Petty logged 10 wins for Ford in ’69 but his much-anticipated homecoming to Chrysler filled newspaper headlines during the offseason.
“Before, I had signed only one-year deals with Chrysler and that was what I signed with Ford,” Petty said in the January 1993 issue of American Racing Classics. “But the deal to return (to Chrysler) was for a lot more than one year. That’s why we had the deal in 1971 after they cut way back.”
Harry Hyde, the noted crew chief for 1970 GN champion Bobby Isaac, loved the car because of its on-track performance and the relatively easy adjustments to the wing.
“There is no telling how fast they would have run,” Hyde said in the 1993 ARC article. “Two-hundred-eighty miles per hour would not have been out of the question with the tires we have today. But it’s really just a guess as they were almost the perfect race car. They were so stable. They had real low drag numbers (in the wind tunnel) and we all know how important low drag numbers have become.

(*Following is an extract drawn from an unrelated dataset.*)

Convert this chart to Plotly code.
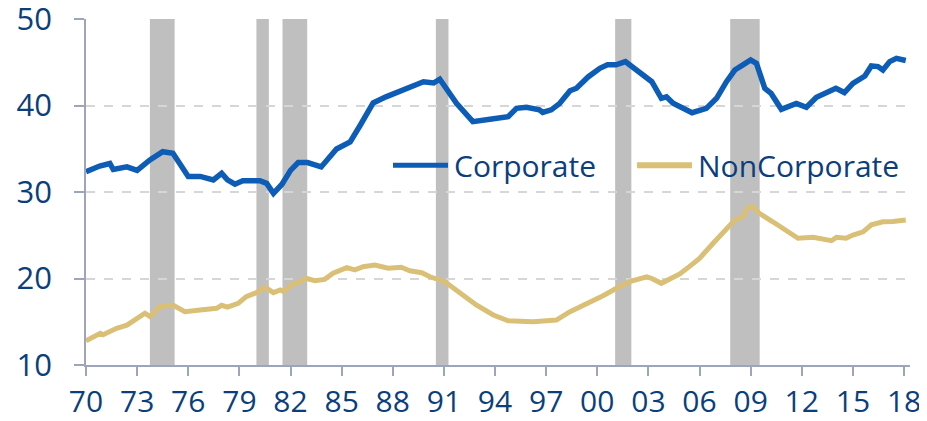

“You could just tilt the wing and make the car either loose or tight, whatever you wanted. No matter what the driver wanted, if you tilted the wing, you could give it to him. The wing was tilted 11 degrees to start with and this was almost perfect. But if you needed, you could change the handling of the car just by tilting the wing. They were the easiest cars I’ve ever had to work with but NASCAR could see they were too fast even back then. The speeds were getting almost out of control.”
Even though scheduled to run in 1970, Chrysler entered the Dodge Daytonas in the inaugural race at Talladega on Sept. 14, 1969. They were so fast that the tires wouldn’t hold up, causing many top drivers to leave early in protest. Richard Brickhouse drove a Ray Nichels’s winged Dodge Daytona to victory.
The 1970 season was much the same with Pete Hamilton winning the Daytona 500 in a Petty Superbird. In August, NASCAR introduced the restrictor plate as a direct result of the winged cars. It was their way to combat the even higher speeds feared to come in 1971. Further rule changes in essence killed the car’s competitiveness, almost as if they were too exotic and much too different to be dubbed “stock cars.” Being given a maximum engine size of 305 cubic inches sealed their fate.
Chrysler had already planned to phase out the winged cars when the rules were released from NASCAR’s headquarters in Daytona Beach, Fla., citing they would only back Petty Enterprises with Petty in a Plymouth and Buddy Baker in a Dodge. That left other top Chrysler team owners such as Mario Rossi, Cotton Owens, Nord Krauskopf and Nichels scrambling to figure out their futures.
Dick Brooks was the last to run a Dodge Daytona, owned by Rossi, in NASCAR competition during the 1971 Daytona 500. With the underpowered 305 engine, Brooks led five laps and finished eighth.
With that, NASCAR’s era of the winged car was over.